Isto à frente de todo o pelotão que nos dias seguintes tratou de dar o mesmo tratamento a Bassons que mais tarde abandonaria o tour e dois anos depois abandonou a carreira de ciclista aos 27 anos. Bassons era considerado um promissor ciclista com capacidades físicas naturais acima da média. Bassons foi obrigado a desistir do seu sonho porque simplesmente se recusou a drogar-se.
Outra coisa que se diz é "Não interessa o que tomam, interessa é ver um bom espectáculo". Já morreram ciclistas em circunstâncias estranhas após tomarem EPO. Para explicar convém clarificar o que faz a EPO. A EPO quando injectada induz a multiplicação de glóbulos vermelhos.. Estes glóbulos são os que transportam oxigénio aos músculos e que permitem mais esforços físicos e mais capacidade de esforço por mais tempo. Contudo, o aumento dos glóbulos vermelhos pode ser demasiado tornando o sangue demasiado grosso forçando o coração a mais esforço para bombear o sangue e, consequentemente, provocar paragens cardíacas mortais.
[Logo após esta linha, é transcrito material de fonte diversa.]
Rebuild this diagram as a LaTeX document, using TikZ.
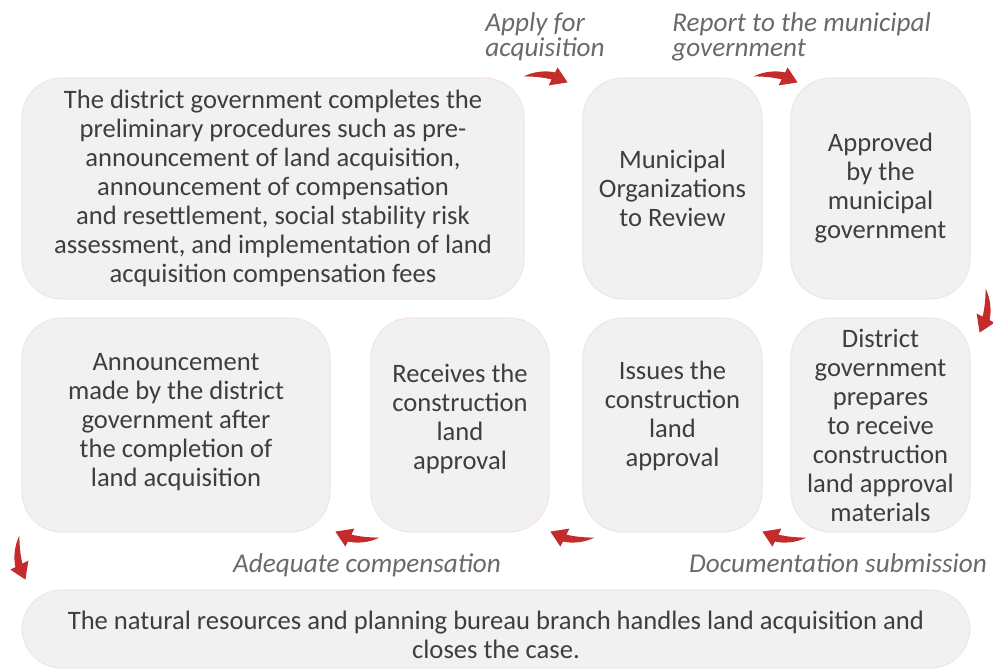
\documentclass[tikz,border=0pt]{standalone}
\usepackage{fontspec}
\setmainfont{Carlito}
\usetikzlibrary{calc}
\definecolor{boxfill}{HTML}{F2F1F2}
\definecolor{boxline}{HTML}{F6E3E6}
\definecolor{bodytext}{HTML}{3E3E3E}
\definecolor{notetext}{HTML}{6A6A6A}
\definecolor{turnred}{HTML}{C62B2B}

\begin{document}
\begin{tikzpicture}[x=0.5pt,y=-0.5pt,
        stage/.style={draw=boxline, fill=boxfill, line width=0.6pt, rounded corners=20pt,
            align=center, text=bodytext, inner sep=0pt,
            font=\fontsize{13.3}{14.5}\selectfont},
        note/.style={text=notetext, align=left, inner sep=0pt,
            font=\fontsize{13.6}{12.5}\selectfont\itshape},
        turn/.pic={\fill[turnred] (0,0) .. controls (10,-5) and (22,-6) .. (31.5,-4)
            -- (34,-9) -- (44,6) -- (25,9) -- (28,3) .. controls (20,1) and (10,0) .. (0,0) -- cycle;}]
                \useasboundingbox (0,0) rectangle (993,670);
                % first row
                \node[stage, minimum width=251pt, minimum height=110.5pt] (prelim) at (273,188.5)
                    {The district government completes the\\ preliminary procedures such as pre-\\
                     announcement of land acquisition,\\ announcement of compensation\\
                     and resettlement, social stability risk\\ assessment, and implementation of land\\
                     acquisition compensation fees};
                \node[stage, minimum width=89.5pt, minimum height=110.5pt] (review) at (672.5,188.5)
                    {Municipal\\ Organizations\\ to Review};
                \node[stage, minimum width=89.5pt, minimum height=110.5pt] (approved) at (880.5,188.5)
                    {Approved\\ by the\\ municipal\\ government};
                % second row
                \node[stage, minimum width=154pt, minimum height=107pt] (announce) at (176,425)
                    {Announcement\\ made by the district\\ government after\\ the completion of\\ land acquisition\\[-9.5pt]};
                \node[stage, minimum width=89pt, minimum height=107pt] (receives) at (460,425)
                    {Receives the\\ construction\\ land\\ approval\\[-6.5pt]};
                \node[stage, minimum width=89.5pt, minimum height=107pt] (issues) at (672.5,425)
                    {Issues the\\ construction\\ land\\ approval\\[-3pt]};
                \node[stage, minimum width=89.5pt, minimum height=107pt] (prepares) at (880.5,425)
                    {District\\ government\\ prepares\\ to receive\\ construction\\ land approval\\ materials};
                % last row
                \node[stage, minimum width=474pt, minimum height=39pt] (closes) at (496,629)
                    {\\[1pt]The natural resources and planning bureau branch handles land acquisition and\\ closes the case.};
                % notes
                \node[note, anchor=north west] (apply) at (485,12) {Apply for\\ acquisition};
                \node[note, anchor=north west] (report) at (672,12) {Report to the municipal\\ government};
                \node[note] (adequate) at (367,565) {Adequate compensation};
                \node[note] (submission) at (838,563) {Documentation submission};
                % turning arrows
                \pic at ($(prelim.north east)+(-1,-1)$) {turn};
                \pic at ($(review.north east)+(-9,-1)$) {turn};
                \pic[rotate=-90] at ($(approved.south east)+(15,-11)$) {turn};
                \pic[rotate=180] at ($(prepares.south west)+(16,5)$) {turn};
                \pic[rotate=180] at ($(issues.south west)+(12,5)$) {turn};
                \pic[rotate=180] at ($(receives.south west)+(9,5)$) {turn};
                \pic[xscale=-1, rotate=-90] at ($(announce.south west)+(-2,3)$) {turn};
            \end{tikzpicture}
\end{document}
Histórias se contam de ciclistas a levantar-se a meio da noite para fazer exercício físico para reduzir o nível de glóbulos vermelhos no sangue e evitar que esse nível suba demasiado.
Portanto a essas pessoas que apenas se interessam com o espectáculo deveriam pensar que um dia poderá ser o filho deles a chegar a esse ponto e a ligar para casa a dizer "Pai, se eu quiser perseguir o meu sonho tenho de tomar drogas". É um pensamento bastante trágico e triste.
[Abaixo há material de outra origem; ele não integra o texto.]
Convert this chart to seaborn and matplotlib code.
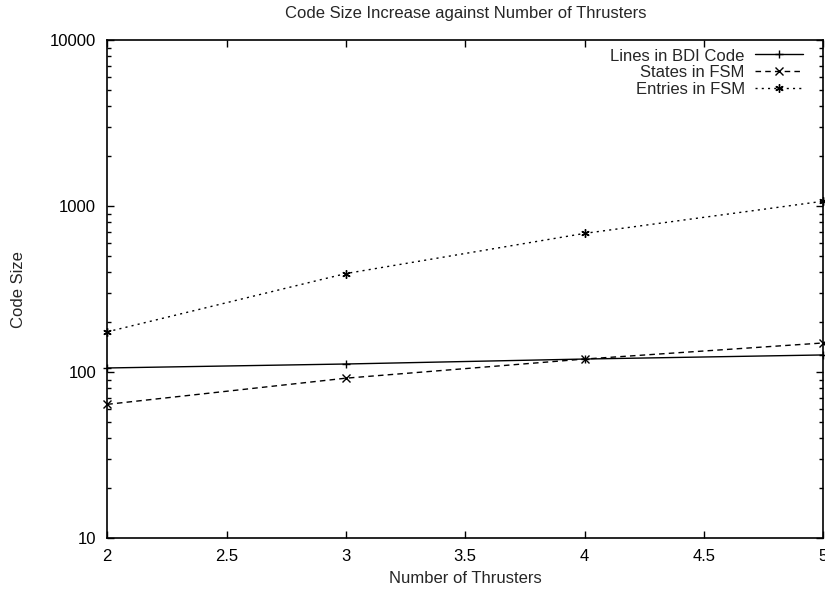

Em cima de tudo isto há que ter em conta a personalidade de Lance Armstrong. Não é só o doping. Toda a gente que acusava Armstrong era vítima de um homicídio de carácter.
Emma O'Reilly era uma massagista de US Postal que revelou que Armstrong falsificou uma receita médica para encobrir um teste positivo de cortisona. Em resposta basicamente insinuou que O'Reilly era uma mulher que tinha tido casos sexuais com ciclistas e que por essas razões havia sido dispensada e que agora estava ressabiada e decidiu inventar essa história. Toda a gente acreditou no campeão que recuperou de cancro.
Betsy Andreu mulher de Frankie Andreu, ex colega de Armstrong, revelou que quando visitou Armstrong no hospital quando ele estava a ser tratamente ao seu cancro, ouviu Armstrong dizer aos médicos que já tinha tomado hormonas de crescimento, cortisona, testosterona e EPO. Armstrong limitou-se a dizer que ela era louca, e estava ressabiada porque o marido tinha sido dispensado pela equipa. Acompanhado de intimidações verbais e por escrito a Betsy e Frankie Andreu. Toda a gente acreditou no campeão.
Floyd Landis, ex-ciclista que pertenceu a uma das equipas de Armstrong revelou muitos detalhes da cultura de doping no ciclismo e concretamente de Armstrong. Lance procedeu a dizer que Landis estava ressentido e que era um renegado que havia testado positivo para doping e negado e que agora afinal admitia apenas por vingança. Toda a gente acreditou em Armstrong, excepto alguns investigadores do FBI que começaram a investigar e acabariam por destapar o véu de todos os esquemas de Armstrong.
Estes episódios, e muitos outros que não vou descrever, mostram aquilo que é pior acerca de Lance Armstrong. A sociopatia deste homem é incrivelmente profunda e o controlo da narrativa era essencial para ele, não interessa quem é prejudicado. Para Lance não há lugar para escrúpulos. Tem de ser tudo consoante a sua vontade.
Estas são as razões pelas quais é impróprio continuar a considerar Armstrong um campeão. A desilusão que ele provocou em muitos fans, como eu, e em muitos que sofrem de cancro, para quem ele era um exemplo, é maior do que se possa imaginar. Durante sete anos da minha juventude eu tive um herói que me fazia todos os dias pegar numa bicicleta e ir pedalar com tudo o que tinha. Tudo isso é basicamente apagado. Muito pior será para as vítimas de cancro que perdem uma pessoa para quem olhavam para ter esperança num futuro melhor.
Mas a cada um se dá o direito de julgamento, mas para mim a queda de Lance Armstrong apenas mostra que os heróis não o são.